What you will do: Everything from the first line of the data through the line with "from matplotlib.patches import Polygon" is to be echoed exactly, minus the pictures.

_ _ _ _ _ _ _

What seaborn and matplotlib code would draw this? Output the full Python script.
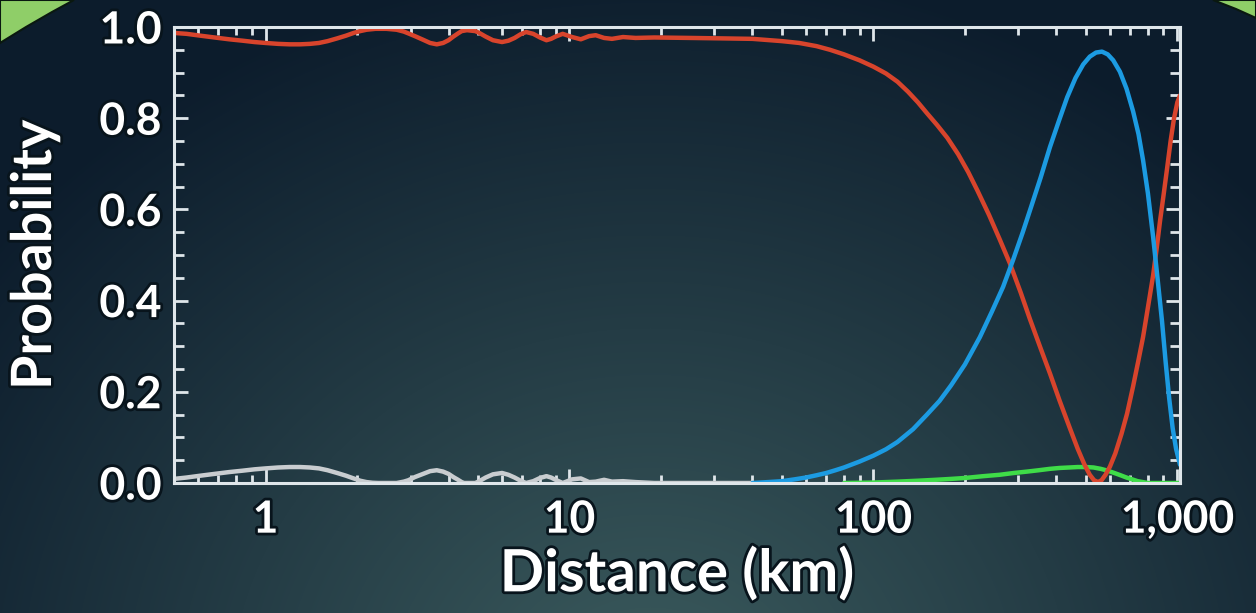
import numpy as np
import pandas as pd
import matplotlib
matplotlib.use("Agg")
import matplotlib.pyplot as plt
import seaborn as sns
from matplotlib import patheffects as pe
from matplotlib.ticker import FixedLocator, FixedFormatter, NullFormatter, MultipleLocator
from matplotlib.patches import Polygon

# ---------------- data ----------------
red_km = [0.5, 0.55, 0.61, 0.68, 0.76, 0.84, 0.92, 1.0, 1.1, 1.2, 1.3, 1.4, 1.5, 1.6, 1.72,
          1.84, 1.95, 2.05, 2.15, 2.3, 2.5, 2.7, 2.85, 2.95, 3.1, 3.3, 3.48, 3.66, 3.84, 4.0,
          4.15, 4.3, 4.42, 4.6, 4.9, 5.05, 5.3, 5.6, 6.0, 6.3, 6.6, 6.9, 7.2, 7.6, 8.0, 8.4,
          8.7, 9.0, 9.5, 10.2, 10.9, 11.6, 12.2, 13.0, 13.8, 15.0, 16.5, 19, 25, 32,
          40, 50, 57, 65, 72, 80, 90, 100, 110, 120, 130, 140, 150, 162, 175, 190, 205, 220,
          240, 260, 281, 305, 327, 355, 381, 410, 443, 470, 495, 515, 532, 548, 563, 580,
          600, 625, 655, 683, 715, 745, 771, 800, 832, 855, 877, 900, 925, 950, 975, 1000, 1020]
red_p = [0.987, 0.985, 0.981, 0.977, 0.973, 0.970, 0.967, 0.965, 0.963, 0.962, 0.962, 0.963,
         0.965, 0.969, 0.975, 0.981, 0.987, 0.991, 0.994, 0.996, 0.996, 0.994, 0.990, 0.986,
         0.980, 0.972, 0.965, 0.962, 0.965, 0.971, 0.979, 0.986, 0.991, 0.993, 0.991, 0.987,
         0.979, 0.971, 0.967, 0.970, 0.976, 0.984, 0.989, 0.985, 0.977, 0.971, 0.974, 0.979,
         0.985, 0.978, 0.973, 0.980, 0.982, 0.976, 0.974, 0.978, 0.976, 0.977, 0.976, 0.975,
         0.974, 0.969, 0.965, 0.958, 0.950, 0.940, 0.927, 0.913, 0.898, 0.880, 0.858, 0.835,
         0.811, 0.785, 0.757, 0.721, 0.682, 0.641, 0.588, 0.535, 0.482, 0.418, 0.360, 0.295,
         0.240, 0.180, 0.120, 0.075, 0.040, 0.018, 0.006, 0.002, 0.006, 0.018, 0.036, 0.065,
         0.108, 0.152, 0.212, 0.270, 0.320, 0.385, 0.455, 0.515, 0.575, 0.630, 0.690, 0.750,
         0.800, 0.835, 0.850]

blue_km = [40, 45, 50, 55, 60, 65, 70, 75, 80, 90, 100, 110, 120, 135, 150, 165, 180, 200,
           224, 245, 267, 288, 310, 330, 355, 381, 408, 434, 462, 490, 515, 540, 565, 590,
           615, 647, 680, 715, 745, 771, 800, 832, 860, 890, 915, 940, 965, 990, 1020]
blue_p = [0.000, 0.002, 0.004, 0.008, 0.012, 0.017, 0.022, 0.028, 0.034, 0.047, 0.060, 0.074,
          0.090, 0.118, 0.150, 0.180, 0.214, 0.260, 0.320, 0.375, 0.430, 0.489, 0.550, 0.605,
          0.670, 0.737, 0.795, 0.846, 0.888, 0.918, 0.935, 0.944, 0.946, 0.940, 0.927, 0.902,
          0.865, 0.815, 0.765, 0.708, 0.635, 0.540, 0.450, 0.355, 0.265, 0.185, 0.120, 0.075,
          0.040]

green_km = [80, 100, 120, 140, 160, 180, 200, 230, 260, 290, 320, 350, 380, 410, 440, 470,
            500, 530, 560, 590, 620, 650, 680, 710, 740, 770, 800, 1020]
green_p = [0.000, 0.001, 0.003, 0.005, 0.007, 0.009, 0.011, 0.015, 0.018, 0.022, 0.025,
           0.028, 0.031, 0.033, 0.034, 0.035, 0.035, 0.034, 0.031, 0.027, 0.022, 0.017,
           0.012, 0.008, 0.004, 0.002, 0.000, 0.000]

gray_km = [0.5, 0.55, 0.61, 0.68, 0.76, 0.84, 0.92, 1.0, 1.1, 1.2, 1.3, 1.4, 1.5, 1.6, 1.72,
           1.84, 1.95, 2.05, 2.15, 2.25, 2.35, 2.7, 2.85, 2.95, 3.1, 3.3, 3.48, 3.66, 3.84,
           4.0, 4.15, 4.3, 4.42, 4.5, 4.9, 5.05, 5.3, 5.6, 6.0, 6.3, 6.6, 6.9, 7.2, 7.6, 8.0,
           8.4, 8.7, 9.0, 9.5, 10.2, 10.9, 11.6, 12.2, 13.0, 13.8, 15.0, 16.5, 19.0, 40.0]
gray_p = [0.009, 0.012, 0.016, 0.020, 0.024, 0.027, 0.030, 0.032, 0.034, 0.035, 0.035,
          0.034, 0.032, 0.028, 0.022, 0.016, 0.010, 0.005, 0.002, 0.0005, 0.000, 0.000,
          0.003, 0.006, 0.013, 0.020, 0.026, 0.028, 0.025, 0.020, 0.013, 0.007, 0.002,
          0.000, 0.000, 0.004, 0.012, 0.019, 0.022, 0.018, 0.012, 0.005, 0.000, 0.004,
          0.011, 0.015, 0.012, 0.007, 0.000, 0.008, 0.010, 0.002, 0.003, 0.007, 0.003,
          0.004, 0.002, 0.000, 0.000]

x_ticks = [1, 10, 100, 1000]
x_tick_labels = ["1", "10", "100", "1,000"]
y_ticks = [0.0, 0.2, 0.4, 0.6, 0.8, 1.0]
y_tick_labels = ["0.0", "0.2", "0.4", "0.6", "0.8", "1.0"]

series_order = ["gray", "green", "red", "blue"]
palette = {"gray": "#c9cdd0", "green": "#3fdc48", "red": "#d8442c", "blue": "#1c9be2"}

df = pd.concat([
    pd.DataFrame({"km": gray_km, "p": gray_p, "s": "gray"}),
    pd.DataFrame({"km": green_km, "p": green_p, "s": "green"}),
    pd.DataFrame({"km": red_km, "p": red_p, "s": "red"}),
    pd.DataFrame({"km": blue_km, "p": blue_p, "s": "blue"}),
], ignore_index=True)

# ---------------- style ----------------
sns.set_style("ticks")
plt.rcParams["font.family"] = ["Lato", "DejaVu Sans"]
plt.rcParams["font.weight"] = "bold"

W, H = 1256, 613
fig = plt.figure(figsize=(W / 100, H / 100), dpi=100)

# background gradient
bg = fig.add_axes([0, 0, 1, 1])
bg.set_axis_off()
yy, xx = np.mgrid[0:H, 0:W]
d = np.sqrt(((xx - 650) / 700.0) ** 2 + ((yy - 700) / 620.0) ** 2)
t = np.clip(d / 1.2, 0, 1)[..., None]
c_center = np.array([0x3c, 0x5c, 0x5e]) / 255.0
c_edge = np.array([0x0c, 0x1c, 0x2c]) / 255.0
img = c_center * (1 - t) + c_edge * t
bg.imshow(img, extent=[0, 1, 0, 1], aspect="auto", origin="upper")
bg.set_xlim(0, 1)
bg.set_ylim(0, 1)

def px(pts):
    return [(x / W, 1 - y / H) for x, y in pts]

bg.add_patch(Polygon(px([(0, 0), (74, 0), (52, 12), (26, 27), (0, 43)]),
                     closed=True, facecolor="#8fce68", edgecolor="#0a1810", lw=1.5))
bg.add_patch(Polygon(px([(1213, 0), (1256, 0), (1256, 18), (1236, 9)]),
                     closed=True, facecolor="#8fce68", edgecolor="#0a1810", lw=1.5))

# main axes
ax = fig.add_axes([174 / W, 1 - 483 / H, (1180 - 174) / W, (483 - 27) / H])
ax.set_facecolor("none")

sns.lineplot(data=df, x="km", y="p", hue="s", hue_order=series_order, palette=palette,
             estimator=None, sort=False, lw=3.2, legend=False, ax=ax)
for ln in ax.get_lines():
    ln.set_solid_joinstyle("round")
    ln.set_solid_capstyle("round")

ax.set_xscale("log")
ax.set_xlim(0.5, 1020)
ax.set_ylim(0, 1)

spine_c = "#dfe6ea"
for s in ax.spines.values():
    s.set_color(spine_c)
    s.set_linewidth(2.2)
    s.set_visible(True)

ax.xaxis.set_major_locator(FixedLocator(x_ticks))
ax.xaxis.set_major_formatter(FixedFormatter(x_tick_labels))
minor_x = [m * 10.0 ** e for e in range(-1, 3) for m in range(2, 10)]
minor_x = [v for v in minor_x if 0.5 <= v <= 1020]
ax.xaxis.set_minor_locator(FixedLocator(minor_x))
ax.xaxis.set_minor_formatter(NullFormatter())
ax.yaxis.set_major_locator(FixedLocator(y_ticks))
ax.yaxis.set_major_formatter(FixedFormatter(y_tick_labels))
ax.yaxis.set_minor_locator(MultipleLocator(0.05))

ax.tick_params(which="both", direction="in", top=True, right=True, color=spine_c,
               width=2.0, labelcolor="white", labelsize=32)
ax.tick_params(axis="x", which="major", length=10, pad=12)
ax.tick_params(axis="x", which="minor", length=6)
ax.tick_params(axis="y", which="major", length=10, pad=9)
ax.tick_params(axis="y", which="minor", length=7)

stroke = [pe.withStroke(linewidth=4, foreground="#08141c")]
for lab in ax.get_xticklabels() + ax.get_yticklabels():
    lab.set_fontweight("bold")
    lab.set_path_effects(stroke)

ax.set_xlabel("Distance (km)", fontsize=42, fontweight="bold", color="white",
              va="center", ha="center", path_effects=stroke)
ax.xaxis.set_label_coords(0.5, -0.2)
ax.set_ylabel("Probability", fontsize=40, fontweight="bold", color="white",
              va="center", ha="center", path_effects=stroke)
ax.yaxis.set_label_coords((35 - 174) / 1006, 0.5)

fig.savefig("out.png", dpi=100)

_ _ _ _ _ _ _

Problem solution:
What seaborn and matplotlib code would draw this? Output the full Python script.
import numpy as np
import pandas as pd
import matplotlib
matplotlib.use("Agg")
import matplotlib.pyplot as plt
import seaborn as sns
from matplotlib import patheffects as pe
from matplotlib.ticker import FixedLocator, FixedFormatter, NullFormatter, MultipleLocator
from matplotlib.patches import Polygon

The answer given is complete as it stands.